Exercise – Nothing outside the lines from the one containing "Output the Python" through the one containing "plt.rcParams['axes.unicode_minus'] = False" should be copied, and no pictures either. Copy those lines exactly.

Supplied data –
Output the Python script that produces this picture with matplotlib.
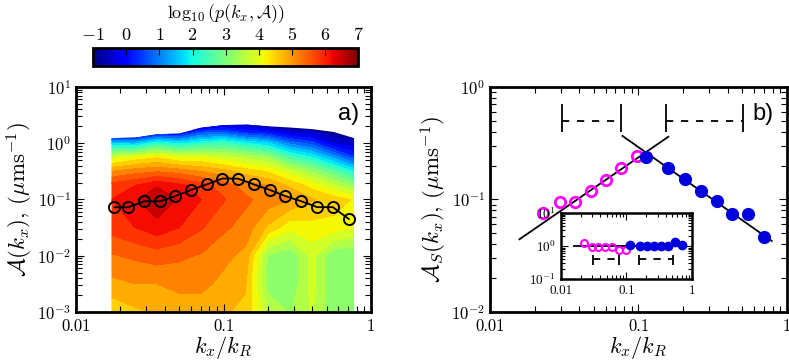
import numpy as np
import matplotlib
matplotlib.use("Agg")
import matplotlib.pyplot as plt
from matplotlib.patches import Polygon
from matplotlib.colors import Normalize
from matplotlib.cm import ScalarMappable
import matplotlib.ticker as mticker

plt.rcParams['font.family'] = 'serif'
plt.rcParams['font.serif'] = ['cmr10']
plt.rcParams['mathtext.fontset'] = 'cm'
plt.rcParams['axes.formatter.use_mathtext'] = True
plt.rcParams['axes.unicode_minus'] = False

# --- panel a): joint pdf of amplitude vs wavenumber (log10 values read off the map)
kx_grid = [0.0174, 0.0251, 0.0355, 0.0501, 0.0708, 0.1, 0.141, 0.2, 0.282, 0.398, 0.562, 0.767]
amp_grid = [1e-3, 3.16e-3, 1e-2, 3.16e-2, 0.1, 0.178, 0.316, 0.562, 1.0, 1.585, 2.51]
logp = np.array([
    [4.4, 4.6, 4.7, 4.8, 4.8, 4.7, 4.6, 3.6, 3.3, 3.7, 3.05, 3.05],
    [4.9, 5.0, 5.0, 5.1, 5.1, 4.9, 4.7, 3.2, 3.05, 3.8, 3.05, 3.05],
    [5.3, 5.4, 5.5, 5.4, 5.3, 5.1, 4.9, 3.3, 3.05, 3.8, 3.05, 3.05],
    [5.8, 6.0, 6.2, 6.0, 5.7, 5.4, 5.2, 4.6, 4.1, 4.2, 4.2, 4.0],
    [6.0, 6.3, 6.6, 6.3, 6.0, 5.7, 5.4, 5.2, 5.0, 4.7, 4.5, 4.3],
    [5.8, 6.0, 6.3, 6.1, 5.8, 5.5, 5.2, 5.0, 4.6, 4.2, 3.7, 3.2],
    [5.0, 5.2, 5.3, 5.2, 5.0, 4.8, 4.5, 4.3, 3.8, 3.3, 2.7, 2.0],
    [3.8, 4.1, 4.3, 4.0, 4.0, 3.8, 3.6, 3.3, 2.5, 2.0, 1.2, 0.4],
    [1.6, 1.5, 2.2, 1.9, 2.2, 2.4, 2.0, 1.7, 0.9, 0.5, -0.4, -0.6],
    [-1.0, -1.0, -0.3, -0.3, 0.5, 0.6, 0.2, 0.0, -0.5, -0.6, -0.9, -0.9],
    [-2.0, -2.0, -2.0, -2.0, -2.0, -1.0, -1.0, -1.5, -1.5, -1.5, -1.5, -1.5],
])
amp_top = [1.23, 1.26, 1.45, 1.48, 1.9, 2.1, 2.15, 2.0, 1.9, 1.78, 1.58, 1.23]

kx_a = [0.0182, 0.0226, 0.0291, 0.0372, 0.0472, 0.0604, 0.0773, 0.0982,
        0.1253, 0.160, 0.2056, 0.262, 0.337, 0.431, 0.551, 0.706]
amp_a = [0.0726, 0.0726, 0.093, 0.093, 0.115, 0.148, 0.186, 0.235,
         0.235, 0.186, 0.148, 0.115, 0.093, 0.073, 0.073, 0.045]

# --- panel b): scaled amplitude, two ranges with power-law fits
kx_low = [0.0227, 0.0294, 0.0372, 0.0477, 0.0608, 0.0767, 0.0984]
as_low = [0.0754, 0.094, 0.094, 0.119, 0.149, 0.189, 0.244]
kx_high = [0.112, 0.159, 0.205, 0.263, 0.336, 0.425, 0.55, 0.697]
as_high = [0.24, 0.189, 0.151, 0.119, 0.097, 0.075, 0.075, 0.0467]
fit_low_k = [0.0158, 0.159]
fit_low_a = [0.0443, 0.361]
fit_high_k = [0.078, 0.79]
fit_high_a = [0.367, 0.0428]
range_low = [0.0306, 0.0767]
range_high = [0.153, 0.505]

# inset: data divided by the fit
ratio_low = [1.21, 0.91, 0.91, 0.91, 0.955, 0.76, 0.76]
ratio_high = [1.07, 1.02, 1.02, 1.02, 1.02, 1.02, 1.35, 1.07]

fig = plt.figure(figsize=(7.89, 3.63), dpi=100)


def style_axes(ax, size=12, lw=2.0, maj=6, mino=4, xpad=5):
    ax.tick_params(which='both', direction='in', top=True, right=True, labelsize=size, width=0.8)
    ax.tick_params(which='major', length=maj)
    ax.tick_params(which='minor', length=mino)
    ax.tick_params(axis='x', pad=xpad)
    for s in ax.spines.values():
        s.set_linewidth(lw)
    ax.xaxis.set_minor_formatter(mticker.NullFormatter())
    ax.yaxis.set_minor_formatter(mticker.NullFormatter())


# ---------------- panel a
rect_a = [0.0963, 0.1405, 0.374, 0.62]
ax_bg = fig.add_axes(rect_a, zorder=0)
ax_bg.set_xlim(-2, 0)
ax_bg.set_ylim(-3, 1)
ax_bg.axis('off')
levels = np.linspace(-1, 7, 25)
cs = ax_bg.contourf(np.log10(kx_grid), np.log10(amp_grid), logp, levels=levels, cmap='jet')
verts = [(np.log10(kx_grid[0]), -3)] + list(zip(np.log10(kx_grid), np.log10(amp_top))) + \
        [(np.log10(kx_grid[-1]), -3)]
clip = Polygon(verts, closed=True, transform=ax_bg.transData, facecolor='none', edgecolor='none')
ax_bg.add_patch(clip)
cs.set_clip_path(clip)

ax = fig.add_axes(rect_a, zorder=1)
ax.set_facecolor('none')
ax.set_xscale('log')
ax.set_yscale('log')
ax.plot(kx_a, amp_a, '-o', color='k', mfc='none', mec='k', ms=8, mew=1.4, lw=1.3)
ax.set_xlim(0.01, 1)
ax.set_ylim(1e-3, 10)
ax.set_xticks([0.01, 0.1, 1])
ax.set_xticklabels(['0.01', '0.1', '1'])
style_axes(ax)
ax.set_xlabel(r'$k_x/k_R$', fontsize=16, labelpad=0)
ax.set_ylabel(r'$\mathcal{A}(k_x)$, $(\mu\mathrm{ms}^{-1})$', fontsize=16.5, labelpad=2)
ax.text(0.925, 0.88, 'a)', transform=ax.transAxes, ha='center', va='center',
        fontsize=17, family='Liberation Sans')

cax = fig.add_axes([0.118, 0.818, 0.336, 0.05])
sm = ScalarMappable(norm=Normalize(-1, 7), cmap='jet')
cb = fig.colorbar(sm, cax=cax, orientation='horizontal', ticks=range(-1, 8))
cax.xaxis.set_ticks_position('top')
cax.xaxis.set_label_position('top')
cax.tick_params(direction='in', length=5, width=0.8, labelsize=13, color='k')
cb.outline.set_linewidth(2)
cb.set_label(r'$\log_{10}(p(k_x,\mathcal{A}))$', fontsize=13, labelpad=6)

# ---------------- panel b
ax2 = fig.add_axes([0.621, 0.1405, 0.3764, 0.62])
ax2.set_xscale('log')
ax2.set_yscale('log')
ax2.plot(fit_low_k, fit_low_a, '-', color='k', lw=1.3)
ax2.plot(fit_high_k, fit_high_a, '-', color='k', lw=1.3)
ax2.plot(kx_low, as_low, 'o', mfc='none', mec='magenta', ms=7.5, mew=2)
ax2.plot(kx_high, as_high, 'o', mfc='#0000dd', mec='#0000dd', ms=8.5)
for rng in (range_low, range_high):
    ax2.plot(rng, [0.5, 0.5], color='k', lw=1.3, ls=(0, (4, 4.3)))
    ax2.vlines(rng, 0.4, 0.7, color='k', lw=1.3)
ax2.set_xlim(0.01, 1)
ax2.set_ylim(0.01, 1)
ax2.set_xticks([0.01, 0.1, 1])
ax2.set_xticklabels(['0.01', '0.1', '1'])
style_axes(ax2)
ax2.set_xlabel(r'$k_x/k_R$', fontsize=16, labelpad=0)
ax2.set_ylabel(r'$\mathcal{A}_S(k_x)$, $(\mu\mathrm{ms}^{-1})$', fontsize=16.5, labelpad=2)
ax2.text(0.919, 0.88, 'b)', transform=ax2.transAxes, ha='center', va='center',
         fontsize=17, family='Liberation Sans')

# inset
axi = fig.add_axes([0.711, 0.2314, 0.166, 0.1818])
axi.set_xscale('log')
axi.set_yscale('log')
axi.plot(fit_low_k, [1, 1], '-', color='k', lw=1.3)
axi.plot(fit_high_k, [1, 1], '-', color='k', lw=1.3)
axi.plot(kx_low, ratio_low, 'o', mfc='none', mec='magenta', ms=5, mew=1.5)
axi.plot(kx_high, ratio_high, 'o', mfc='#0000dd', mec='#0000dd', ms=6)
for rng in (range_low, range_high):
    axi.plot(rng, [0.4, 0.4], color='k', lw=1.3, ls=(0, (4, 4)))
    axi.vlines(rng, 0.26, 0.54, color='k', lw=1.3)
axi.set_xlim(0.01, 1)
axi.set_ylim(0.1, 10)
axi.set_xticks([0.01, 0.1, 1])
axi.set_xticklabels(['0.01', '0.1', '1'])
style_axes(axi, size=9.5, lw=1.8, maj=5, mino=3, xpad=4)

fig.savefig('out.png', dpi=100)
* * *
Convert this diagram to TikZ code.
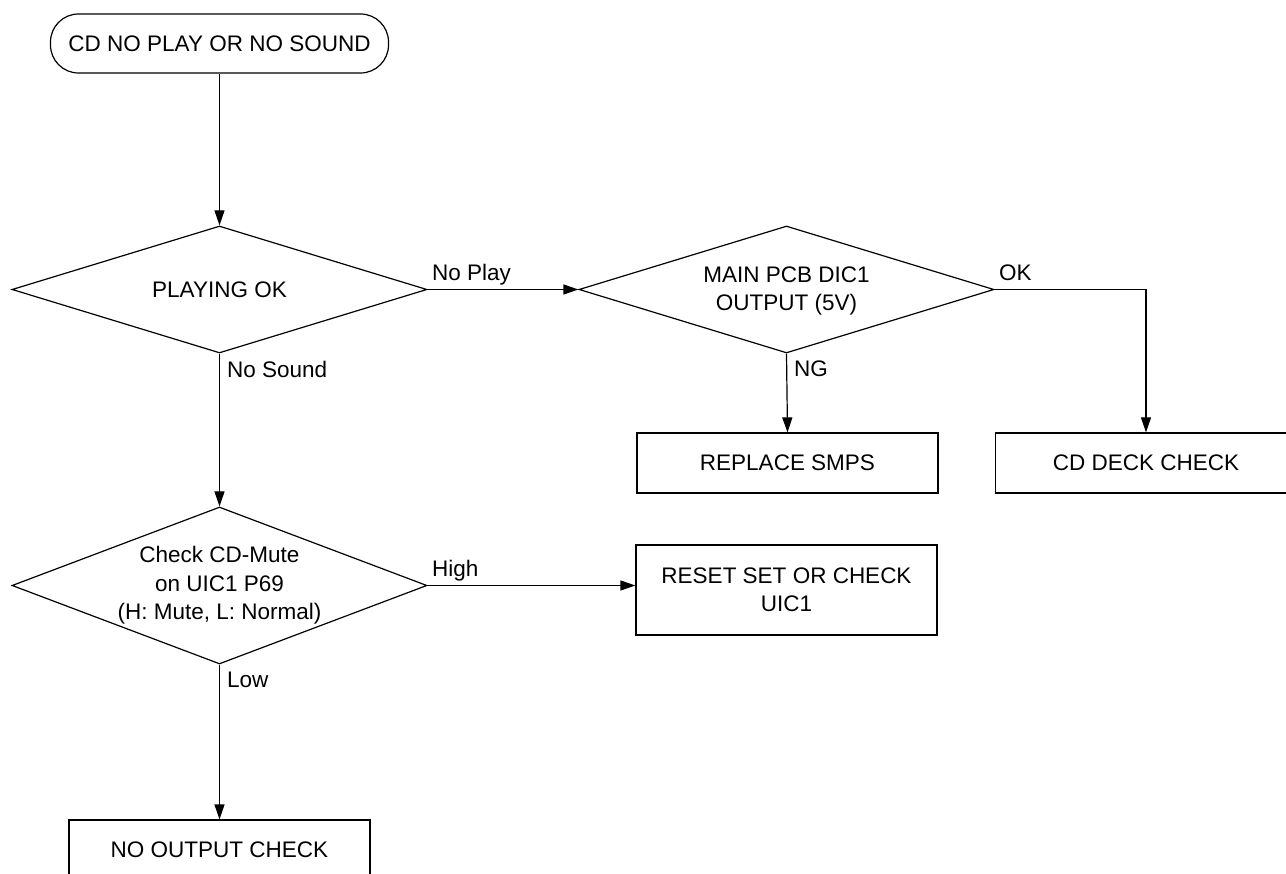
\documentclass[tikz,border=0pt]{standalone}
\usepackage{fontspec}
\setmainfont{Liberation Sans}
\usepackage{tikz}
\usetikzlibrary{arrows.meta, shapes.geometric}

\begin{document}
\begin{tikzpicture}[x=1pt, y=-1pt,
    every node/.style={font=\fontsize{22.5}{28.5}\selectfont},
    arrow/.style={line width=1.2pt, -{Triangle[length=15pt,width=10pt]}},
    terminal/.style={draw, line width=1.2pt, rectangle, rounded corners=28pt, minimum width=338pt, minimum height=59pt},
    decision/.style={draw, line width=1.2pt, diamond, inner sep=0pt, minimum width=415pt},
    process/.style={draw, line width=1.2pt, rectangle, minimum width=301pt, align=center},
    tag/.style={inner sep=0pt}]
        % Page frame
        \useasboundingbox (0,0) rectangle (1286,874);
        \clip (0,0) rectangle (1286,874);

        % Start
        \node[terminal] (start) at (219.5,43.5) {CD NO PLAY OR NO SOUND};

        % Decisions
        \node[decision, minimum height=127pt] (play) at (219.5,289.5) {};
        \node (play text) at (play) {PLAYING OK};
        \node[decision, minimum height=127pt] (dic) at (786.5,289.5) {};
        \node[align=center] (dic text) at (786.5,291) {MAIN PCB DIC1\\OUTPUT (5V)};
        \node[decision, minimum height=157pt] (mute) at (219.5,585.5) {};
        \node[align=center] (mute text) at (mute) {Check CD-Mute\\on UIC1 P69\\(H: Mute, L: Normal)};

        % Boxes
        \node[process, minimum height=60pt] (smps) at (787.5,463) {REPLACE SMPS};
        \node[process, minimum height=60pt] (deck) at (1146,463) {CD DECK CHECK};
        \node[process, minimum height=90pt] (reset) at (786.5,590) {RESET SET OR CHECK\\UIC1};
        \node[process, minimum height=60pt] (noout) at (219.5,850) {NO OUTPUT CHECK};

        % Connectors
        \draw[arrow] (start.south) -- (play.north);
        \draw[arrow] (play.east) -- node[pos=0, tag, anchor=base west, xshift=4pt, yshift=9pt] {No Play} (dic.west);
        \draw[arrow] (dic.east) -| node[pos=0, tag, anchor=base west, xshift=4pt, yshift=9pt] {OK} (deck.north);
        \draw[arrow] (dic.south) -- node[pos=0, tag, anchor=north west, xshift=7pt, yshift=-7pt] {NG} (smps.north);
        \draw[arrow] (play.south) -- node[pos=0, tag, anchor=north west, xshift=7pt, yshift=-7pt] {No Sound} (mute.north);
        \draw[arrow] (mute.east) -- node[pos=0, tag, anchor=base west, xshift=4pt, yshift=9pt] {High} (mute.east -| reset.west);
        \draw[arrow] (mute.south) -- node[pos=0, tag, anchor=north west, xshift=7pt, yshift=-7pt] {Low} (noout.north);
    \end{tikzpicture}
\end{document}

Response –
Output the Python script that produces this picture with matplotlib.
import numpy as np
import matplotlib
matplotlib.use("Agg")
import matplotlib.pyplot as plt
from matplotlib.patches import Polygon
from matplotlib.colors import Normalize
from matplotlib.cm import ScalarMappable
import matplotlib.ticker as mticker

plt.rcParams['font.family'] = 'serif'
plt.rcParams['font.serif'] = ['cmr10']
plt.rcParams['mathtext.fontset'] = 'cm'
plt.rcParams['axes.formatter.use_mathtext'] = True
plt.rcParams['axes.unicode_minus'] = False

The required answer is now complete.